UKRAINE’S Oleksandr Usyk was never going to lose. Or, more accurately, he would do everything he possibly could to ensure he did not. After taking a break from fighting for his country against Russia, he again outpointed Anthony Joshua in their rematch and again proved himself superior.
Yet when the scores were announced and the realisation it was a split decision took hold, a sense of dread replaced that feeling of destiny. Thankfully, the right man got the deciding vote.
Usyk – from Boxing News’ point of view – won substantially more rounds than he lost. That he did lose rounds, however, is testament to Joshua’s evolving skillset and will to win. In the coming days and weeks, he should only be proud of that. He pushed Usyk further than he’d been pushed before. Hurt him more, too.
Joshua did the unexpected and attempted to outbox the master boxer. It was a tactic that failed miserably 11 months ago. But in Jeddah, “AJ” exhibited his improvement as he raided Usyk’s body when close and did his best to establish control behind his jab. Largely, he found his opponent too good and too evasive but he had far more success this time.

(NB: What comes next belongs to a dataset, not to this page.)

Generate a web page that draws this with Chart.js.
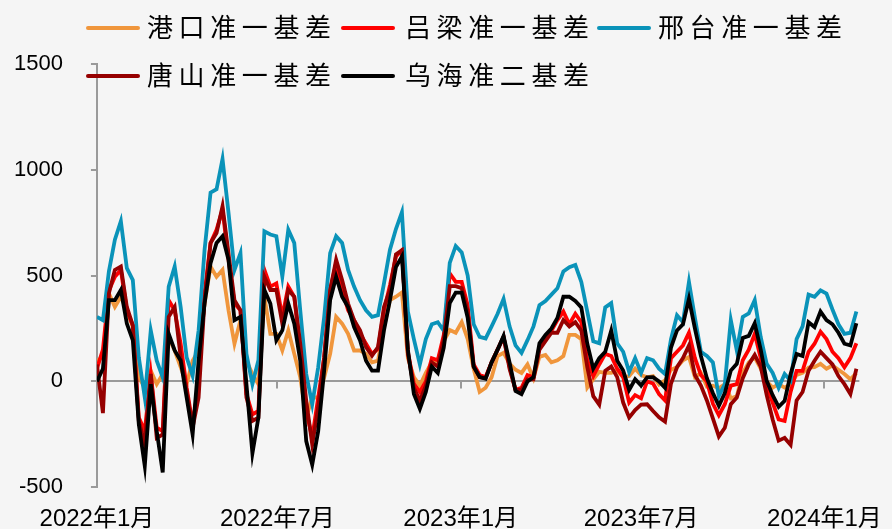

Those blasts to the midsection even threatened to stop Usyk on occasion. In the ninth round in particular, the heavyweight champion looked in trouble. Joshua raided with purpose and Usyk was hurt.
But the champion showed exactly why he’s a champion in round 10. He took the fight back to the Englishman, countering with verve and then attacking with panache. Suddenly, after briefly losing control of the contest, he looked on the brink of winning it via stoppage. Credit to Joshua, too, for surviving the storm.
Usyk bossed rounds 11 and 12 to put the icing on a cake that has been baking for a long time. BN scored the bout 117-111 in his favour. But Glenn Feldman, a vastly experienced official, scored the contest 115-113 for Joshua. Thankfully, Steve Gray (115-113) and Viktor Fesechko (116-112) saw things differently. Oleksandr the Great celebrated.
And then it happened. Joshua, seemingly convinced he’d won, dumped two championship belts out of the ring and stormed from it. As he approached the corridor to take him to his dressing room he turned, visibly furious, and walked back to the ring. His subsequent address, via a microphone he requested, was absurd. But don’t judge him too harshly for that. Boxers who have just endured such a hard time, both physically and mentally, should be kept away from microphones. His management team, usually so protective of their cash cow, merely stood and watched. Joshua will unquestionably regret his actions today. He should not regret his performance, though. He showed how very good he has become.
Throughout, Usyk kept his cool. Like he always does. A fighter and man of enviable values, he can be content that he is without question the best active heavyweight on the planet. Only Tyson Fury – apparently in the midst of retirement – can argue with that.
Fury predictably posted a video of himself declaring he plans to come back, if the money is right of course. It’s a fight the sport wants but the Gypsy King’s incessant contradictions are growing tiresome. Retire, or don’t. But, please, spare us the melodrama while you make up your mind.
For now, Usyk stands above them all. Inside the ring and out, he has proved himself to be the king.